Il comprend mieux lorsque je lui montre l’objet
signant le privilège de cette petite nomenklatura…
- et oui, si comme ça, opine-t-il de
la casquette : li Français y z’ont jami mis di cordes sour la
plage !
Un mot domine la vie de tous les jours : pénurie.

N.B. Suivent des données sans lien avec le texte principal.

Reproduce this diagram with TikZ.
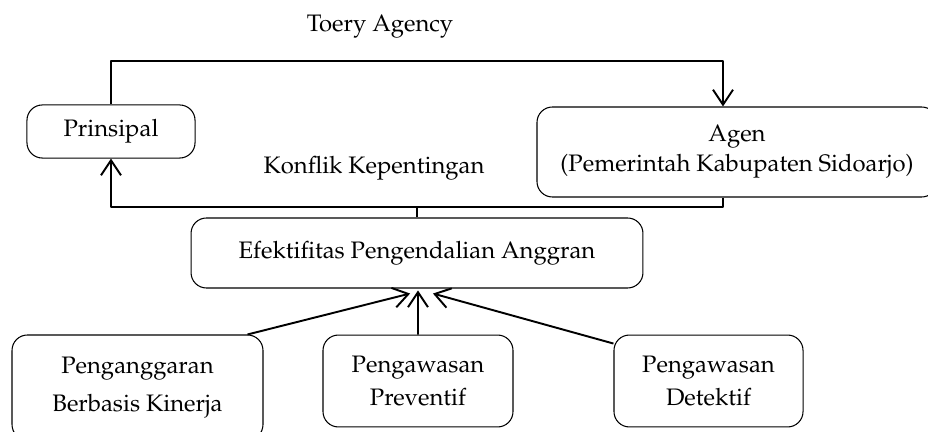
\documentclass[tikz,border=0pt]{standalone}
\usepackage[T1]{fontenc}
\usepackage{mathpazo}
\usepackage{tikz}
\usetikzlibrary{arrows.meta,positioning}
\tikzset{
  ag diagram/.style={font=\fontsize{12.4}{18}\selectfont, line join=round},
  ag box/.style={draw=black, line width=0.55pt, rounded corners=8pt,
    align=center, inner sep=0pt},
  ag line/.style={draw=black, line width=1pt},
  ag arrow/.style={ag line, -{Straight Barb[length=7.8pt,width=10.4pt,line width=1pt]}}
}
\begin{document}
\begin{tikzpicture}[ag diagram, x=0.52pt, y=-0.52pt]
\useasboundingbox (0,0) rectangle (928,432);
% boxes
\node[ag box, minimum width=87.4pt, minimum height=27.6pt] (prinsipal) at (111,131.5) {Prinsipal};
\node[ag box, minimum width=208pt, minimum height=46.8pt, font=\fontsize{12.4}{15.6}\selectfont] (agen) at (737,152)
  {Agen\\(Pemerintah Kabupaten Sidoarjo)};
\node[ag box, minimum width=235pt, minimum height=36.4pt] (efek) at (417,253) {Efektifitas Pengendalian Anggran};
\node[ag box, minimum width=130.5pt, minimum height=54.6pt, font=\fontsize{12.4}{19.5}\selectfont] (kinerja) at (137.5,387.5)
  {Penganggaran\\Berbasis Kinerja};
\node[ag box, minimum width=98.8pt, minimum height=47.8pt, font=\fontsize{12.4}{17.5}\selectfont] (preventif) at (418,381)
  {Pengawasan\\Preventif};
\node[ag box, minimum width=98.3pt, minimum height=47.8pt, font=\fontsize{12.4}{17.5}\selectfont] (detektif) at (708.5,381)
  {Pengawasan\\Detektif};
% labels
\node[anchor=base] (teori) at (380,32) {Toery Agency};
\node[anchor=base] (konflik) at (374,174) {Konflik Kepentingan};
% bus lines
\coordinate (topR) at (723,61);
\coordinate (busR) at (723,207);
\draw[ag arrow] (prinsipal.north) |- (topR) -- (agen.north -| topR);
\draw[ag arrow] (agen.south -| busR) -- (busR) -| (prinsipal.south);
\draw[ag line] (efek.north) -- (efek.north |- busR);
% controls into budget effectiveness
\draw[ag arrow] ([xshift=-8.3pt]kinerja.north east) -- ([xshift=-3.6pt,yshift=-2.6pt]efek.south);
\draw[ag arrow] (preventif.north) -- ([xshift=0.5pt,yshift=-1pt]efek.south);
\draw[ag arrow] ([yshift=-4.7pt]detektif.north west) -- ([xshift=8.3pt,yshift=-2.6pt]efek.south);
\end{tikzpicture}
\end{document}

Mohammed se lève aux aurores pour monter des seaux d’eau dans le réservoir
avant la coupure de 10 heures. Je fais trois fois le tour de Bône pour
trouver un petit bidon d’un demi-litre d’huile d’olive…importée
de Turquie ! Point de vin, bien entendu, chez le marchand de
n’importe quoi installé au carrefour des
Palmes. Mais Mohammed, qui m’avoue se tamponner vigoureusement de
l’Islam, m’emmène chez un pote à lui, bien entendu fellouze, à la
plage du Lever de l’Aurore, lequel, avec un sourire complice, tout en
surveillant quand même l’entrée de son restaurant, revient de sa
cambuse avec trois flacons du précieux liquide, dont un est immédiatement
proposé pour goûter, dit-il !.. Allah a dû pointer deux pécheurs
de plus, car je m’estime ne pas faire partie de ses fichiers.
La vie s’organise autour du kanoun familial.
Pour confirmer l’avancée technologique de la famille, Fatima traîne
sur la terrasse un récepteur de télévision. Ils n’ont pas encore la
parabole miracle, mais on m’annonce avec extase pouvoir obtenir la deuxième
chaîne française, grâce à une astuce technique imparable : le fil
d’antenne est connecté au couscoussier familial, lequel, baladé par
Mohammed vers le firmament, obtient tout à coup une image et un son tout
à fait acceptables, faisant douter des fantaisies onéreuses de nos
marchands d’antennes européens.
A cent mètres, un minaret tout neuf pose problème :
il empêche Mohammed de boire sereinement le Ricard que j’avais
sournoisement planqué dans ma valise.
Je minimise poliment l’affaire, mais la réponse
est sans appel : « si tu pouvais savoir combien ils sont
cons, les barbus qui grimpent là-haut ! ».
La solution coule de source : la bouteille ne
quitte pas le dessous de la table, et le précieux liquide jaune transite
vers les verres au prix de quelques acrobaties…
En ville, je retrouve mon
marchand de beignets, mes chers f’taïrs ! Je crois qu’il
n’en a jamais vendu autant au quart d’heure.
Nous partons pour
Villars, justement là où mon père et celui de Fatima représentaient la
France, chacun sur son cheval, dans les années 40. Avec un noir souvenir :
celui des émeutes de mai 1945 qui ont embrasé l’Algérie de Sétif
jusqu’à Guelma. J’avais six ans.
Assiégés dans la gendarmerie, nous avions été délivrés par
une colonne blindée de spahis …paumée à l’embranchement de la route
de Souk-Ahras. Arrivés juste derrière, les Tabors Marocains n’avaient
pas trop fait dans la dentelle…
Sur la place du village,
devant l’épicerie transmise d’indépendance en indépendance
probablement depuis Massinissa, nous sommes entourés d’une meute de
jeunes avides de savoir. Ceux qui parlent français se poussent
naturellement au premier rang. Ma sœur demande si Fedda, qui tenait à
l’époque la licence de taxi, et le titre de chef de la nahia F.L.N.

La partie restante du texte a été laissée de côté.